To be done: Write out the data below exactly as given, without any of its pictures.

Supplied information:
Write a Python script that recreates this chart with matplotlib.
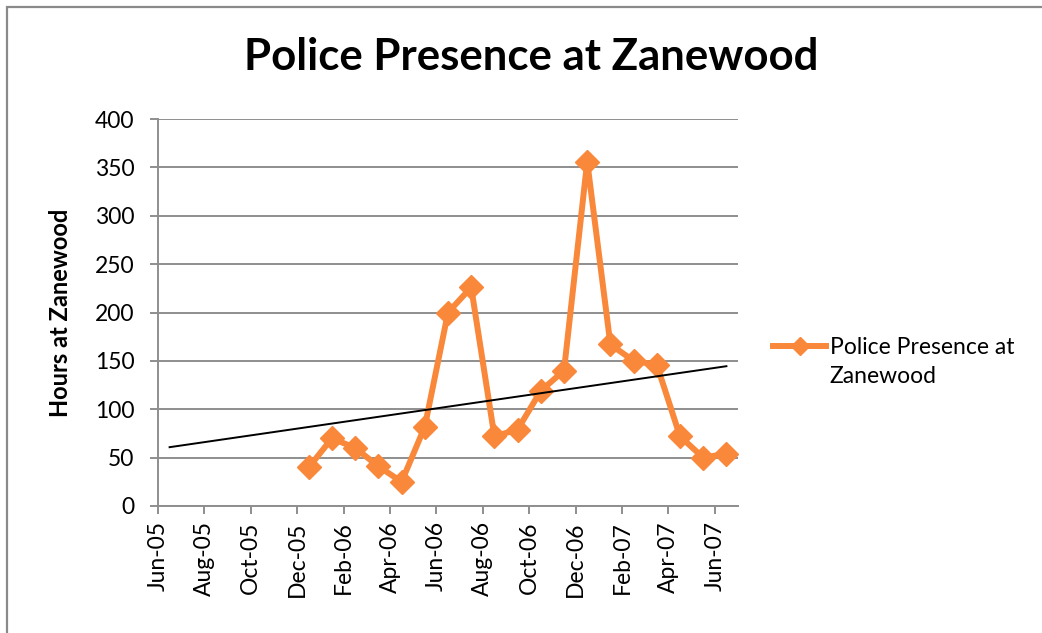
import numpy as np
import matplotlib
matplotlib.use("Agg")
import matplotlib.pyplot as plt
from matplotlib.patches import Rectangle
from matplotlib.legend_handler import HandlerLine2D

plt.rcParams['font.family'] = ['Lato', 'DejaVu Sans']

# months counted from Jun-05 (0) ; tick labels every 2 months
tick_labels = ['Jun-05', 'Aug-05', 'Oct-05', 'Dec-05', 'Feb-06', 'Apr-06', 'Jun-06',
               'Aug-06', 'Oct-06', 'Dec-06', 'Feb-07', 'Apr-07', 'Jun-07']
# monthly data Dec-05 .. Jun-07 (month index 6 .. 24)
month_idx = list(range(6, 25))
hours = [40, 70, 60, 41, 25, 82, 200, 226, 72, 79, 119, 140, 356, 167, 150, 146, 72, 50, 54]

orange = '#F9883A'
grid_gray = '#8E8E8E'
fs = 16.5


# legend handle lifted up to sit next to the first text line
class UpHandler(HandlerLine2D):
    def create_artists(self, legend, orig_handle, xdescent, ydescent, width, height, fontsize, trans):
        arts = super().create_artists(legend, orig_handle, xdescent, ydescent, width, height, fontsize, trans)
        for a in arts:
            a.set_ydata(np.asarray(a.get_ydata()) + 12)
        return arts


fig = plt.figure(figsize=(10.42, 6.33), dpi=100)
ax = fig.add_axes([158 / 1042, 1 - 506 / 633, (738 - 158) / 1042, (506 - 119) / 633])

x = np.array(month_idx) + 0.5   # points sit between tick marks
y = np.array(hours)

line, = ax.plot(x, y, color=orange, lw=4.3, marker='D', markersize=12,
                markeredgecolor=orange, markerfacecolor=orange,
                label='Police Presence at\nZanewood', zorder=3)

# linear trendline
k, b = np.polyfit(x, y, 1)
tx = np.array([0.5, 24.5])
ax.plot(tx, k * tx + b, color='black', lw=1.4, zorder=4)

ax.set_xlim(0, 25)
ax.set_ylim(0, 400)
ax.set_yticks(range(0, 401, 50))
ax.set_xticks(range(0, 25, 2))
ax.set_xticklabels(tick_labels, rotation=90)
ax.yaxis.grid(True, color=grid_gray, lw=1.4)
ax.set_axisbelow(True)
for s in ['top', 'right']:
    ax.spines[s].set_visible(False)
for s in ['left', 'bottom']:
    ax.spines[s].set_color(grid_gray)
    ax.spines[s].set_linewidth(1.4)
ax.tick_params(axis='both', direction='out', length=6, width=1.4, color=grid_gray,
               labelsize=fs, labelcolor='black')
ax.tick_params(axis='x', pad=5)
ax.tick_params(axis='y', pad=11)

fig.text(531 / 1042, 1 - 57 / 633, 'Police Presence at Zanewood', ha='center', va='center',
         fontsize=31.5, fontweight='bold')
fig.text(60 / 1042, 1 - 313 / 633, 'Hours at Zanewood', ha='center', va='center',
         rotation=90, fontsize=17, fontweight='bold')

leg = ax.legend(loc='center left', bbox_to_anchor=(752 / 1042, 1 - 362 / 633),
                bbox_transform=fig.transFigure, frameon=False, fontsize=fs,
                handlelength=2.35, handletextpad=0.15, markerscale=0.75,
                handler_map={line: UpHandler()})
for t in leg.get_texts():
    t.set_linespacing(1.5)

# chart border
fig.patches.append(Rectangle((7 / 1042, -0.1), 1.2, 1 - 7 / 633 + 0.1, transform=fig.transFigure,
                             fill=False, edgecolor='#8A8A8A', lw=1.6))

fig.savefig('out.png', dpi=100)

Exercise output:
Write a Python script that recreates this chart with matplotlib.
import numpy as np
import matplotlib
matplotlib.use("Agg")
import matplotlib.pyplot as plt
from matplotlib.patches import Rectangle
from matplotlib.legend_handler import HandlerLine2D

plt.rcParams['font.family'] = ['Lato', 'DejaVu Sans']

# months counted from Jun-05 (0) ; tick labels every 2 months
tick_labels = ['Jun-05', 'Aug-05', 'Oct-05', 'Dec-05', 'Feb-06', 'Apr-06', 'Jun-06',
               'Aug-06', 'Oct-06', 'Dec-06', 'Feb-07', 'Apr-07', 'Jun-07']
# monthly data Dec-05 .. Jun-07 (month index 6 .. 24)
month_idx = list(range(6, 25))
hours = [40, 70, 60, 41, 25, 82, 200, 226, 72, 79, 119, 140, 356, 167, 150, 146, 72, 50, 54]

orange = '#F9883A'
grid_gray = '#8E8E8E'
fs = 16.5


# legend handle lifted up to sit next to the first text line
class UpHandler(HandlerLine2D):
    def create_artists(self, legend, orig_handle, xdescent, ydescent, width, height, fontsize, trans):
        arts = super().create_artists(legend, orig_handle, xdescent, ydescent, width, height, fontsize, trans)
        for a in arts:
            a.set_ydata(np.asarray(a.get_ydata()) + 12)
        return arts


fig = plt.figure(figsize=(10.42, 6.33), dpi=100)
ax = fig.add_axes([158 / 1042, 1 - 506 / 633, (738 - 158) / 1042, (506 - 119) / 633])

x = np.array(month_idx) + 0.5   # points sit between tick marks
y = np.array(hours)

line, = ax.plot(x, y, color=orange, lw=4.3, marker='D', markersize=12,
                markeredgecolor=orange, markerfacecolor=orange,
                label='Police Presence at\nZanewood', zorder=3)

# linear trendline
k, b = np.polyfit(x, y, 1)
tx = np.array([0.5, 24.5])
ax.plot(tx, k * tx + b, color='black', lw=1.4, zorder=4)

ax.set_xlim(0, 25)
ax.set_ylim(0, 400)
ax.set_yticks(range(0, 401, 50))
ax.set_xticks(range(0, 25, 2))
ax.set_xticklabels(tick_labels, rotation=90)
ax.yaxis.grid(True, color=grid_gray, lw=1.4)
ax.set_axisbelow(True)
for s in ['top', 'right']:
    ax.spines[s].set_visible(False)
for s in ['left', 'bottom']:
    ax.spines[s].set_color(grid_gray)
    ax.spines[s].set_linewidth(1.4)
ax.tick_params(axis='both', direction='out', length=6, width=1.4, color=grid_gray,
               labelsize=fs, labelcolor='black')
ax.tick_params(axis='x', pad=5)
ax.tick_params(axis='y', pad=11)

fig.text(531 / 1042, 1 - 57 / 633, 'Police Presence at Zanewood', ha='center', va='center',
         fontsize=31.5, fontweight='bold')
fig.text(60 / 1042, 1 - 313 / 633, 'Hours at Zanewood', ha='center', va='center',
         rotation=90, fontsize=17, fontweight='bold')

leg = ax.legend(loc='center left', bbox_to_anchor=(752 / 1042, 1 - 362 / 633),
                bbox_transform=fig.transFigure, frameon=False, fontsize=fs,
                handlelength=2.35, handletextpad=0.15, markerscale=0.75,
                handler_map={line: UpHandler()})
for t in leg.get_texts():
    t.set_linespacing(1.5)

# chart border
fig.patches.append(Rectangle((7 / 1042, -0.1), 1.2, 1 - 7 / 633 + 0.1, transform=fig.transFigure,
                             fill=False, edgecolor='#8A8A8A', lw=1.6))

fig.savefig('out.png', dpi=100)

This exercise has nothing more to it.